Adherence is critical to achieve the benefits of antiretroviral therapy. A smart-pill bottle service that transmits real-time adherence data via cellular networks to a central service and prompts nonadherent patients with phone or text messages may improve adherence.
Adults with HIV taking a tenofovir-containing regimen with suboptimal adherence were randomized to adherence counseling ± a smart-pill bottle service for 12 weeks. Tenofovir diphosphate (TFV-DP) levels by dried blood spot, HIV RNA levels, CD4 cell counts, and self-reported adherence were collected.
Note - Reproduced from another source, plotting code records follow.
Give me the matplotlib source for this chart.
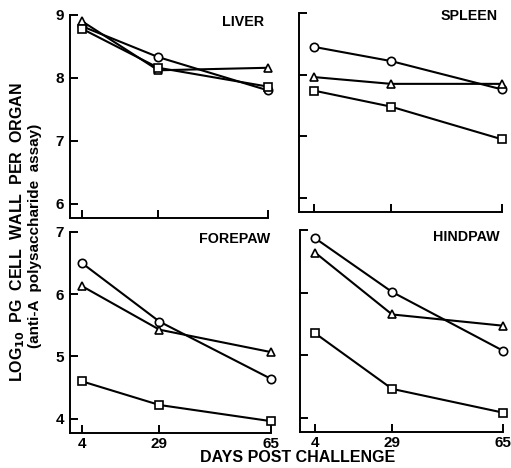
import matplotlib
matplotlib.use("Agg")
import matplotlib.pyplot as plt

plt.rcParams['font.family'] = ['Liberation Sans', 'DejaVu Sans']
plt.rcParams['font.weight'] = 'bold'

# ------------------------------------------------------------
# data
# ------------------------------------------------------------
days = [4, 29, 65]

liver_circle = [8.82, 8.33, 7.80]
liver_triangle = [8.90, 8.12, 8.16]
liver_square = [8.78, 8.16, 7.86]

spleen_circle = [8.45, 8.22, 7.76]
spleen_triangle = [7.96, 7.85, 7.85]
spleen_square = [7.74, 7.48, 6.95]

forepaw_circle = [6.50, 5.56, 4.64]
forepaw_triangle = [6.13, 5.43, 5.07]
forepaw_square = [4.60, 4.22, 3.96]

hindpaw_circle = [6.87, 6.01, 5.07]
hindpaw_triangle = [6.64, 5.65, 5.47]
hindpaw_square = [5.35, 4.46, 4.08]

top_ticks = [6, 7, 8, 9]
bottom_ticks = [4, 5, 6, 7]

panels = [
    ("LIVER", liver_circle, liver_triangle, liver_square),
    ("SPLEEN", spleen_circle, spleen_triangle, spleen_square),
    ("FOREPAW", forepaw_circle, forepaw_triangle, forepaw_square),
    ("HINDPAW", hindpaw_circle, hindpaw_triangle, hindpaw_square),
]

# axes rectangles in figure fraction [left, bottom, width, height]
rects = [
    [0.1366, 0.5342, 0.3879, 0.4338],
    [0.5843, 0.5470, 0.3980, 0.4252],
    [0.1362, 0.0748, 0.3941, 0.4295],
    [0.5863, 0.0769, 0.3980, 0.4316],
]
x_left = [0, -1, 0, -1]
label_offset = [(-4, 0), (-4, 4), (-1, 0), (-3, 0)]

fig = plt.figure(figsize=(5.11, 4.68), dpi=100)

for i, (name, circ, tri, sq) in enumerate(panels):
    ax = fig.add_axes(rects[i])
    mk = dict(color='black', lw=1.5, mfc='white', mec='black', mew=1.2,
              clip_on=False, zorder=3)
    ax.plot(days, circ, marker='o', ms=6, **mk)
    ax.plot(days, tri, marker='^', ms=6, **mk)
    ax.plot(days, sq, marker='s', ms=5.5, **mk)

    top = i < 2
    ticks = top_ticks if top else bottom_ticks
    ax.set_ylim(ticks[0] - 0.23, ticks[-1])
    ax.set_yticks(ticks)
    ax.set_xlim(x_left[i], 65)
    ax.set_xticks(days)

    for s in ('top', 'right'):
        ax.spines[s].set_visible(False)
    for s in ('left', 'bottom'):
        ax.spines[s].set_linewidth(1.4)

    ax.tick_params(direction='in', length=6, width=1.4, labelsize=11)
    ax.tick_params(axis='y', pad=4)
    ax.tick_params(axis='x', pad=3)
    if i % 2 == 1:
        ax.set_yticklabels([])
    if top:
        ax.set_xticklabels([])

    dx, dy = label_offset[i]
    ax.annotate(name, xy=(1, 1), xycoords='axes fraction',
                xytext=(dx * 0.72, dy * 0.72), textcoords='offset points',
                ha='right', va='top', fontsize=10.3, fontweight='bold')

fig.text(0.583, 0.0214, "DAYS POST CHALLENGE", ha='center', va='center',
         fontsize=11.5, fontweight='bold')
fig.text(0.035, 0.505, r"LOG$_{\mathbf{10}}$  PG  CELL  WALL  PER  ORGAN", rotation=90,
         ha='center', va='center', fontsize=11.5, fontweight='bold')
fig.text(0.069, 0.495, "(anti-A  polysaccharide  assay)", rotation=90,
         ha='center', va='center', fontsize=11, fontweight='bold')

fig.savefig("out.png", dpi=100)
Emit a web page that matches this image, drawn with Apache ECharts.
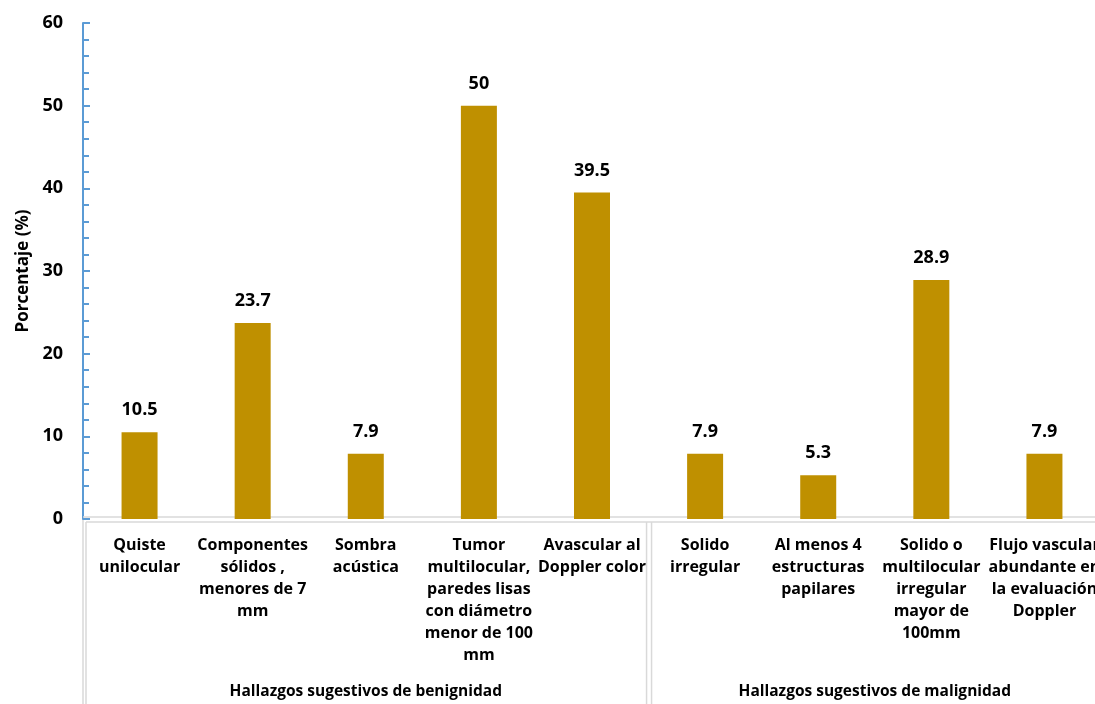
<!DOCTYPE html>
<html>
<head>
<meta charset="utf-8">
<script src="https://cdn.jsdelivr.net/npm/echarts@6/dist/echarts.min.js"></script>
<style>
html,body{margin:0;padding:0;background:#fff;}
#c{width:1095px;height:704px;}
</style>
</head>
<body>
<div id="c"></div>
<script>
const categories = [
  "Quiste\nunilocular",
  "Componentes\nsólidos ,\nmenores de 7\nmm",
  "Sombra\nacústica",
  "Tumor\nmultilocular,\nparedes lisas\ncon diámetro\nmenor de 100\nmm",
  "Avascular al\nDoppler color",
  "Solido\nirregular",
  "Al menos 4\nestructuras\npapilares",
  "Solido o\nmultilocular\nirregular\nmayor de\n100mm",
  "Flujo vascular\nabundante en\nla evaluación\nDoppler"
];
const values = [10.5, 23.7, 7.9, 50, 39.5, 7.9, 5.3, 28.9, 7.9];
const groups = ["Hallazgos sugestivos de benignidad", "Hallazgos sugestivos de malignidad"];
const groupSizes = [5, 4];
const yTicks = [0, 10, 20, 30, 40, 50, 60];

const FONT = "'Open Sans', sans-serif";
const chart = echarts.init(document.getElementById('c'));
chart.setOption({
  animation: false,
  grid: {left: 83, top: 23, height: 496, width: 1018, outerBoundsMode: 'none', containLabel: false},
  xAxis: {
    type: 'category',
    data: categories,
    axisLine: {show: false},
    axisTick: {show: false},
    axisLabel: {
      interval: 0, margin: 15, color: '#000', fontFamily: FONT, fontWeight: 'bold',
      fontSize: 16, lineHeight: 22, verticalAlign: 'top'
    }
  },
  yAxis: {
    type: 'value', min: yTicks[0], max: yTicks[yTicks.length - 1], interval: 10,
    name: 'Porcentaje (%)', nameLocation: 'middle', nameGap: 50, nameRotate: 90,
    nameTextStyle: {color: '#000', fontFamily: FONT, fontWeight: 'bold', fontSize: 17},
    axisLine: {show: true, lineStyle: {color: '#5B9BD5', width: 2}},
    axisTick: {show: true, inside: true, length: 7, lineStyle: {color: '#5B9BD5', width: 2}},
    minorTick: {show: true, splitNumber: 5, length: 6, lineStyle: {color: '#5B9BD5', width: 2}},
    splitLine: {show: false},
    axisLabel: {margin: 20, color: '#000', fontFamily: FONT, fontWeight: 'bold', fontSize: 18}
  },
  series: [{
    type: 'bar', data: values, barWidth: 36,
    itemStyle: {color: '#BF9000'},
    label: {show: true, position: 'top', distance: 13, color: '#000',
      fontFamily: FONT, fontWeight: 'bold', fontSize: 18}
  }]
});

function drawDecor() {
  const c0 = chart.convertToPixel({xAxisIndex: 0}, 0);
  const c1 = chart.convertToPixel({xAxisIndex: 0}, 1);
  const step = c1 - c0;
  const y0 = chart.convertToPixel({yAxisIndex: 0}, 0);
  const stroke = {stroke: '#D9D9D9', lineWidth: 1.5};
  const els = [];
  els.push({type: 'line', shape: {x1: c0 - step / 2, y1: y0 - 2, x2: 1095, y2: y0 - 2}, style: stroke, z: 1});
  els.push({type: 'line', shape: {x1: c0 - step / 2 + 3, y1: y0 + 3, x2: 1095, y2: y0 + 3}, style: stroke, z: 1});
  let start = 0;
  const bounds = [0];
  groupSizes.forEach(n => { start += n; bounds.push(start); });
  bounds.forEach((b, i) => {
    const x = c0 + (b - 0.5) * step;
    if (i === 0) {
      els.push({type: 'line', shape: {x1: x, y1: y0, x2: x, y2: 704}, style: stroke});
      els.push({type: 'line', shape: {x1: x + 3, y1: y0 + 3, x2: x + 3, y2: 704}, style: stroke});
    } else {
      els.push({type: 'line', shape: {x1: x - 2, y1: y0 + 3, x2: x - 2, y2: 704}, style: stroke});
      els.push({type: 'line', shape: {x1: x + 3, y1: y0 + 3, x2: x + 3, y2: 704}, style: stroke});
    }
  });
  groups.forEach((g, i) => {
    const xa = c0 + (bounds[i] - 0.5) * step;
    const xb = c0 + (bounds[i + 1] - 0.5) * step;
    els.push({type: 'text', x: (xa + xb) / 2, y: 692,
      style: {text: g, fill: '#000', font: 'bold 15.5px ' + FONT, textAlign: 'center', textVerticalAlign: 'middle'}});
  });
  chart.setOption({graphic: els});
}
drawDecor();
</script>
</body>
</html>
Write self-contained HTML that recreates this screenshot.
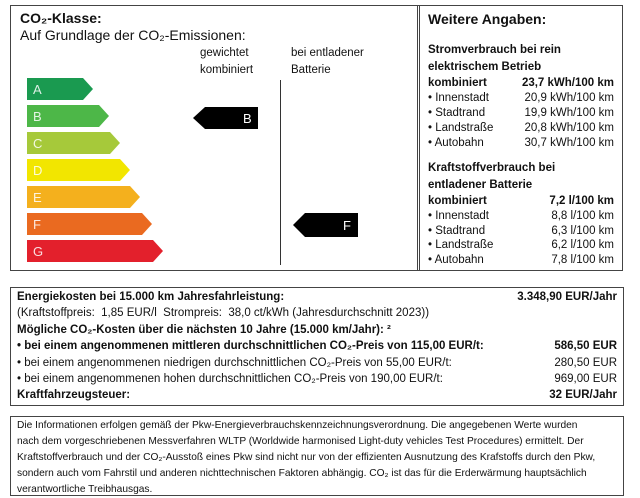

Sixty-three participants (22% women; 48% black, 25% Latino) were randomized: 30 to the smart-pill bottle (2 of whom were lost to follow-up before the baseline visit), and 33 to control arms. At baseline, 49% of participants had HIV RNA ≤20 copies/mL and 61% reported 100% adherence with ART over 4 days. From baseline to week 12, median TFV-DP levels were +252 and −41 fmol/punch in the bottle and control arms, respectively (P = 0.10). Exploratory exclusion of 3 participants with known or suspected drug–drug interactions found median TFV-DP levels of +278 and −38 fmol/punch, respectively (P = 0.04). There were no differences in study discontinuations, HIV RNA suppression, CD4 cell counts, or self-reported adherence at week 12.
In a diverse group of participants with suboptimal adherence to ART, the smart-pill bottle service was associated with higher TFV-DP levels.